I FATTI. Era il 6 febbraio 2012 quando, a soli sei giorni dall'esplosione dello scandalo per i rimborsi elettorali che coinvolse lo stesso Lusi, accusato di essersi appropriato indebitamente di 13 milioni di euro dalle casse della Margherita, i garanti, presieduti da Luigi Berlinguer, decisero di mettere alla porta il senatore marsicano. Per Berlinguer, Lusi era "incompatibile con il Pd per fatti molto gravi che hanno causato un grave danno al partito" e per questo doveva essere cacciato.
MA LUI NON CI STAVA. L'ex tesoriere della Margherita, pero', non mando' giu' questo boccone amaro e, dal momento che i garanti non vollero neanche ascoltarlo, decise di rivolgersi direttamente all'autorita' giudiziaria. L'iter legale ando' avanti, Lusi fini' in prigione e nel Partito Democratico arrivarono nuovi volti, fino a qualche giorno fa, quando il tribunale ha messo la parola fine a questa vicenda annullando la delibera di espulsione adottata il 6 febbraio 2012 dalla commissione nazionale di garanzia del Partito democratico e condannando lo stesso partito a rimborsare a Lusi la meta' delle spese legali. Il Pd, infatti, decise di cacciare Lusi a solo sei giorni dopo la comparsa delle prime notizie del procedimento penale che lo riguardavano nonostante lo stesso senatore ne aveva contestato forme e modalita' non rispettose del diritto vigente.
IL TRIBUNALE DI ROMA. Il tribunale di Roma, nella persona del giudice Stefano Cardinali, analizzando la vicenda gli ha dato ragione precisando che "il provvedimento deve considerarsi illegittimo per non essere stato preceduto da alcuna contestazione in ordine agli addebiti sui quali l'irrogazione della sanzione si fondava. Premesso che deve ritenersi necessaria la preventiva contestazione degli addebiti all'interessato". In realta' non ci fu mai nessuna possibilita' di replica per lo stesso Lusi, e per questo, secondo il giudice Cardinali, "non puo' non rilevarsi che il Pd, nonostante ne avesse l'onere, non ha fornito alcuna prova di aver comunicato al Lusi l'intenzione di adottare il provvedimento di esclusione e gli addebiti posti a fondamento di tale volontà".

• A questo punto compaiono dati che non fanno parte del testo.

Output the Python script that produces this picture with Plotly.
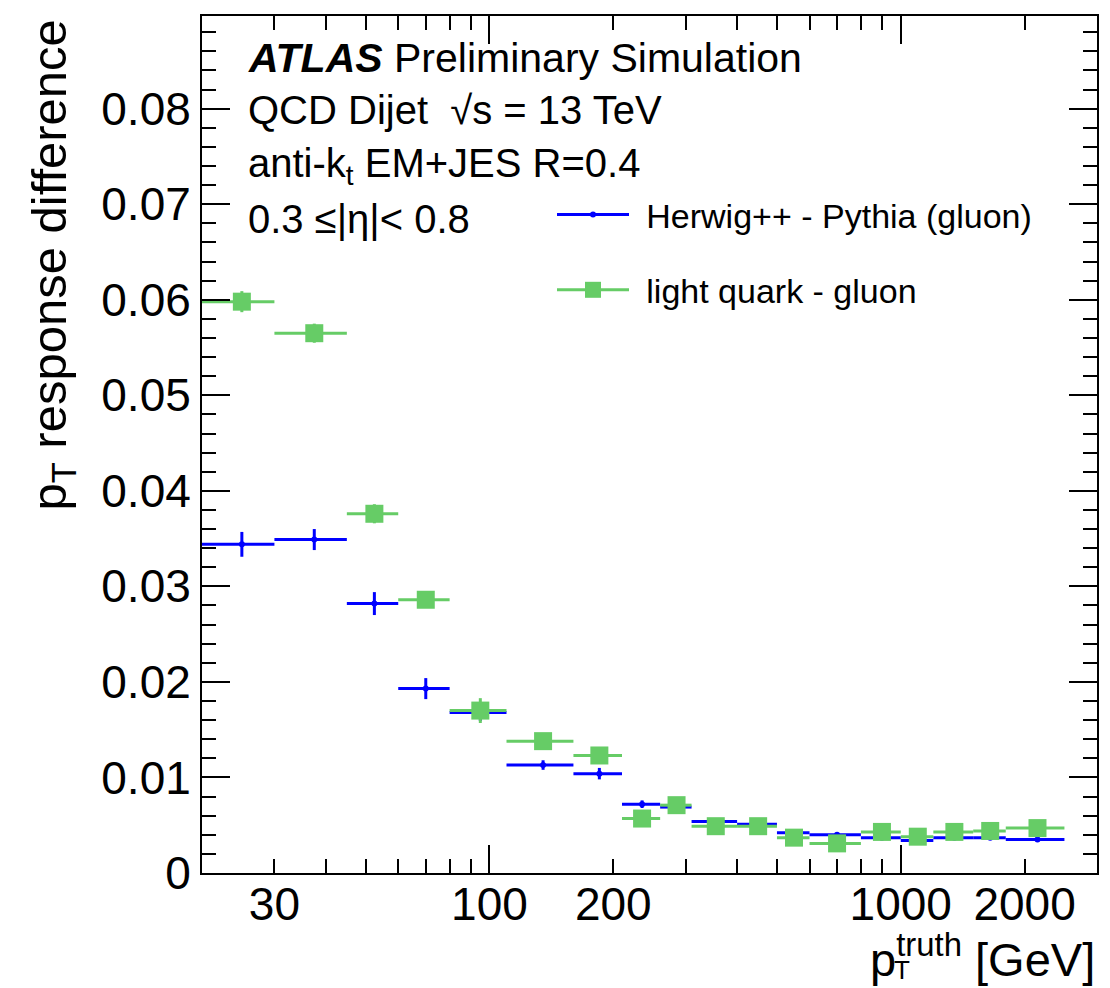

ESCLUSIONE INCOSTITUZIONALE. Quindi l'esclusione del senatore di Capistrello dal Pd, che tanto fece discutere non solo tra gli ambienti romani ma anche in Abruzzo, dove Lusi faceva attivamente politica, è stata "comminata senza la preventiva contestazione degli addebiti e senza consentire all'interessato alcuna possibilita' di interloquire al riguardo", per cui "deve considerarsi in contrasto con i principi costituzionali che tutelano la liberta' di associazione e il metodo democratico cui devono ispirarsi le associazioni partitiche che concorrono a determinare la politica nazionale, con conseguente invalidita' della delibera di espulsione oggetto della presente impugnazione che, pertanto, deve essere annullata". Una piccola vittoria per il senatore, che attualmente ha ripreso la sua professione di avvocato e continua la battaglia giudiziaria contro la Margherita.